Corruption’s capacity to corrode democracy has made kleptocracy an issue of the utmost importance. In a time where democratic progress in many countries has, according to some, become stagnant, the projection of corrupt practices beyond the borders of a given kleptocracy presents a sizeable concern for the international community. In this context, the debate on how to most effectively combat corruption, and the related issues of violent extremism and failing governance, has gained a renewed fervor.
One of the primary obstacles for the United States, in terms of providing aid to those who seek to combat corruption, according to Carnegie’s Chayes, is that we take corruption far too lightly. During her testimony, Ms. Chayes expressed displeasure with the outcome of anti-corruption efforts that are being overshadowed by military and other assistance efforts. This lack of attention to the pervasive issue of corruption is sending a message to other countries that the United States is okay with corruption, a sentiment that fellow panelists had observed in various tenures abroad.
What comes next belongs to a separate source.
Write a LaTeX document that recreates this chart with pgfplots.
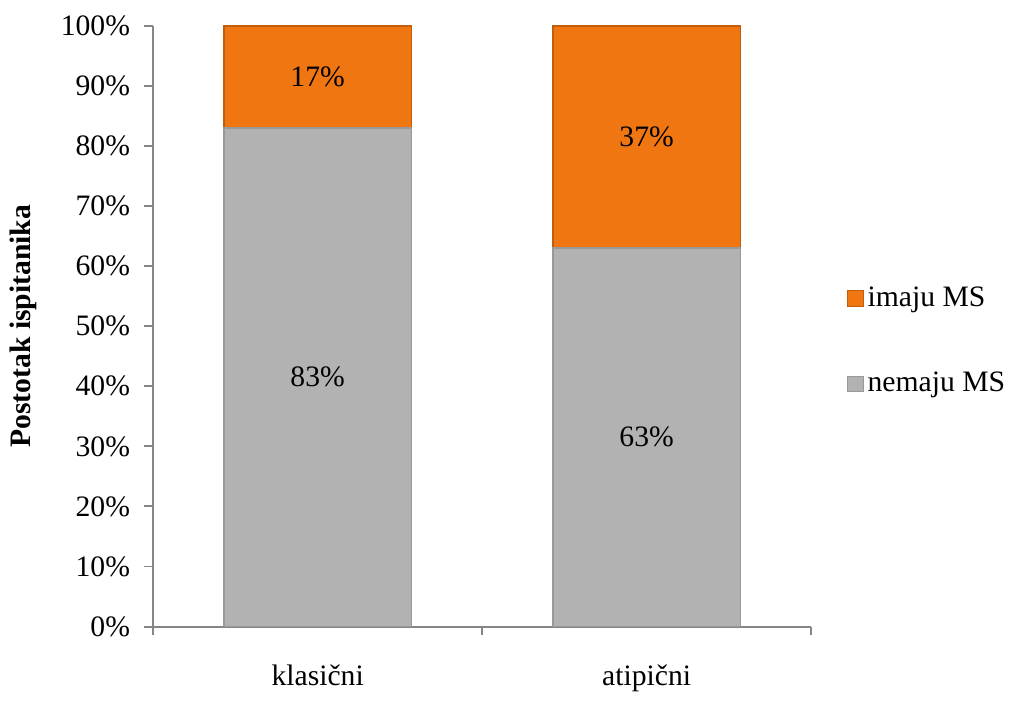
\documentclass[border=0pt]{standalone}
\usepackage{fontspec}
\setmainfont{Liberation Serif}
\usepackage{pgfplots}
\pgfplotsset{compat=1.18}
\definecolor{barGray}{HTML}{B2B2B2}
\definecolor{barOrange}{HTML}{F07612}
\definecolor{axGray}{HTML}{868686}

\begin{document}
\fontsize{15}{18}\selectfont
\begin{tikzpicture}
\begin{axis}[
  name=main,
  width=333pt, height=304pt, scale only axis,
  ybar stacked, bar width=95pt,
  xmin=0, xmax=2, ymin=0, ymax=100,
  axis x line*=bottom, axis y line*=left,
  axis line style={axGray, line width=1pt},
  tick align=outside,
  major tick length=4.5pt,
  tick style={axGray, line width=1pt},
  ytick={0,10,...,100},
  yticklabel={\pgfmathprintnumber{\tick}\%},
  yticklabel style={xshift=-2pt},
  /pgf/number format/assume math mode=true,
  xtick={0,1,2}, xticklabels={},
  extra x ticks={0.5,1.5},
  extra x tick labels={klasični,atipični},
  extra x tick style={major tick length=0pt, xticklabel style={yshift=-14pt}},
  ylabel={\textbf{Postotak ispitanika}},
  ylabel style={yshift=2pt},
  reverse legend,
  legend style={draw=none, fill=none, at={(1.045,0.475)}, anchor=west,
    row sep=27pt, legend cell align=left},
  legend image code/.code={\draw[#1, line width=0.4pt] (0pt,-4pt) rectangle (8pt,4pt);},
]
\addplot[fill=barGray, draw=black!40, line width=1pt] coordinates {(0.5,83) (1.5,63)};
\addlegendentry{nemaju MS}
\addplot[fill=barOrange, draw=barOrange!80!black, line width=1pt] coordinates {(0.5,17) (1.5,37)};
\addlegendentry{imaju MS}
\end{axis}
\begin{axis}[
  at={(main.south west)}, anchor=south west,
  width=333pt, height=304pt, scale only axis,
  xmin=0, xmax=2, ymin=0, ymax=100, hide axis,
]
\addplot[only marks, mark=none, nodes near coords, point meta=explicit symbolic,
  every node near coord/.style={anchor=center, inner sep=0pt, font=\fontsize{15}{18}\selectfont}]
  coordinates {(0.5,41.5)[83\%] (0.5,91.5)[17\%] (1.5,31.5)[63\%] (1.5,81.5)[37\%]};
\end{axis}
\path (current bounding box.north east) ++(0pt,3pt) coordinate (pad);
\path (pad);
\end{tikzpicture}
\end{document}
The NED’s Gershman (right) specifically addressed the existence of what he called “professional enablers” within established democracies, including the United States. These individuals and corporations, he asserted, serve as links in the process of embedding corrupt kleptocrats within our system, and may cause irreparable damage to the prospect for democracy in foreign countries that view the United States’ call for civil society and the rule of law as hypocritical.
Though their proposed methods differed, each panelist, as well as the presiding members of Congress, stated the need for the United States to reassess its anti-corruption tactics moving forward. Senator Ben Cardin suggested that the United States promote best practices and apply the framework of the Trafficking in Persons (TIP) Report to the issue of corruption by creating a common agenda on accountability and evaluating countries based upon a set standard of expectations. This proposition was met with some disagreement, in particular on the part of Tom Malinowski, Assistant Secretary of the U.S. Department of State’s Bureau of Democracy, Human Rights, and Labor, who suggested that foreign leaders would balk at the suggestion of being rated on their criminality by the United States. He instead suggested that consolidating current reports on corruption and incorporating evaluations from the World Bank and other international institutions would be a more effective method for combatting corruption.
A persistent theme within the discussion was the potential for kleptocracies to open the way for violent extremism by repressing peaceful activists and reformists, setting the stage for an anti-Western environment and for extremists who pose a threat to entire regions. Citing research on corruption and anti-corruption efforts, Mr. Gershman emphasized supporting and helping to build a capable citizenry as one of the most effective responses to kleptocracy. Again, this proposition was met with some resistance, in this case by Ms. Chayes, who argued against offloading responsibility onto fragile civil society organizations. It is likely that there is no single framework for combatting corruption, as the strength of civil society varies by country, as do other factors, such as culture and institutional stability, and that the most effective strategy is one that is both comprehensive and flexible.
*Rachelle Faust is an intern in Government and Public Relations at the National Endowment for Democracy.